Do ponto de vista ontológico, o ser de Cristo tem duas vontades, contudo a vontade humana não pode, em nenhum aspecto, anular ou reformular a vontade divina, alterando-a; e se são duas vontades com um único propósito perfeito e santo, onde todos os seus elementos são idênticos e concorrem para o mesmo objetivo, não há porque falar em dupla vontade, mas numa única vontade, coesa, indissolúvel, inseparável. De tal forma que Paulo chegou à seguinte conclusão: de que Deus opera em nós o que “perante ele é agradável por Cristo Jesus, ao qual seja glória para todo o sempre. Amém.” [Hb 13.21]. Ou seja, a vontade de Cristo é a vontade Deus, de tal forma que ele a quer operada em nós, “porque dele e por ele, e para ele, são todas as coisas; glória, pois a ele eternamente. Amém.” [Rm 11.36].
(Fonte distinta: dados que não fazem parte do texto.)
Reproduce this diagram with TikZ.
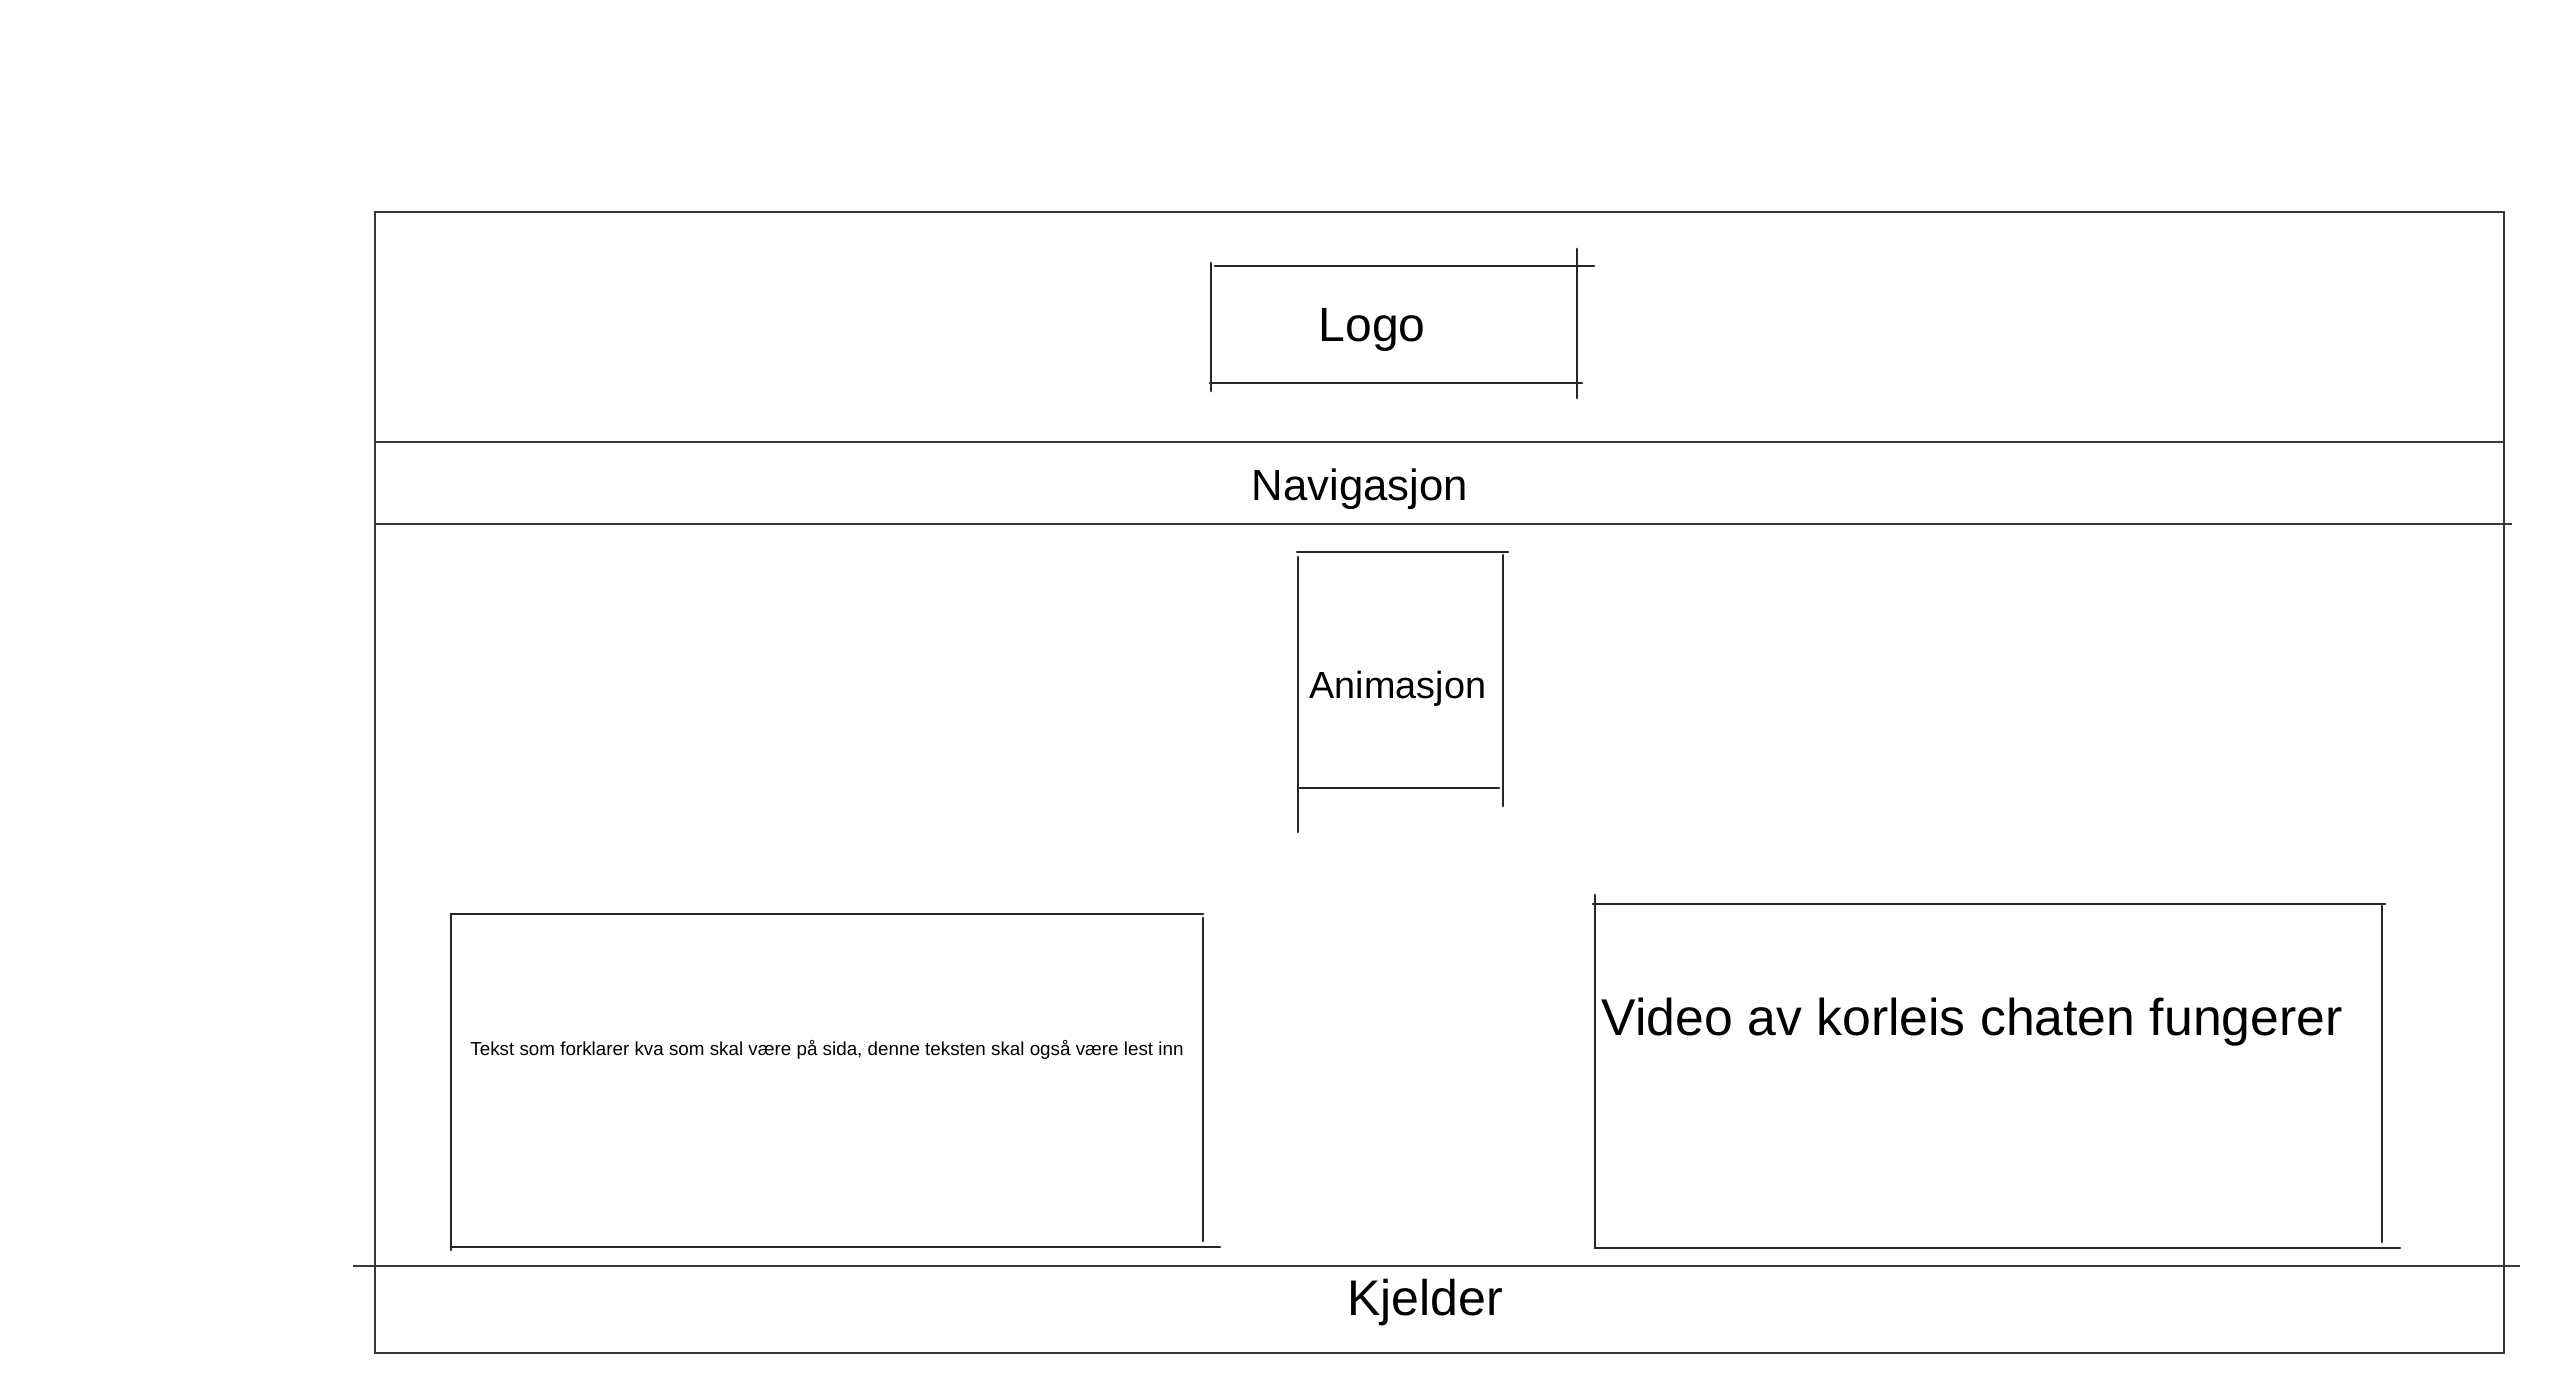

De outra forma, não teria o Senhor dupla personalidade? Não seria Ele ambíguo, esquizofrênico, indistinguível e não-real? De maneira nenhuma; pois nele habita corporalmente toda a plenitude da divindade [Cl 2.9], logo, a perfeição.
Porque Cristo é um. E sua vontade, única; irretocável.
Notas: [1] “A União das Naturezas do Redentor”, Heber Carlos Campos, Ed. Cultura Cristã, pg. 47.
[2] Idem. Pg. 55
[3] História da Teologia Cristã, Roger Olson, Ed. Vida, pg. 250
[4] Idem, pg 251
[5] Já disse anteriormente que não considero Hebreus um livro anônimo, mas, conforme a tradição histórica da Igreja, parte dos escritos do apóstolo Paulo; e, porque a minha Bíblia, ACF, da Sociedade Bíblica Trinitariana, considera-o como de sua autoria.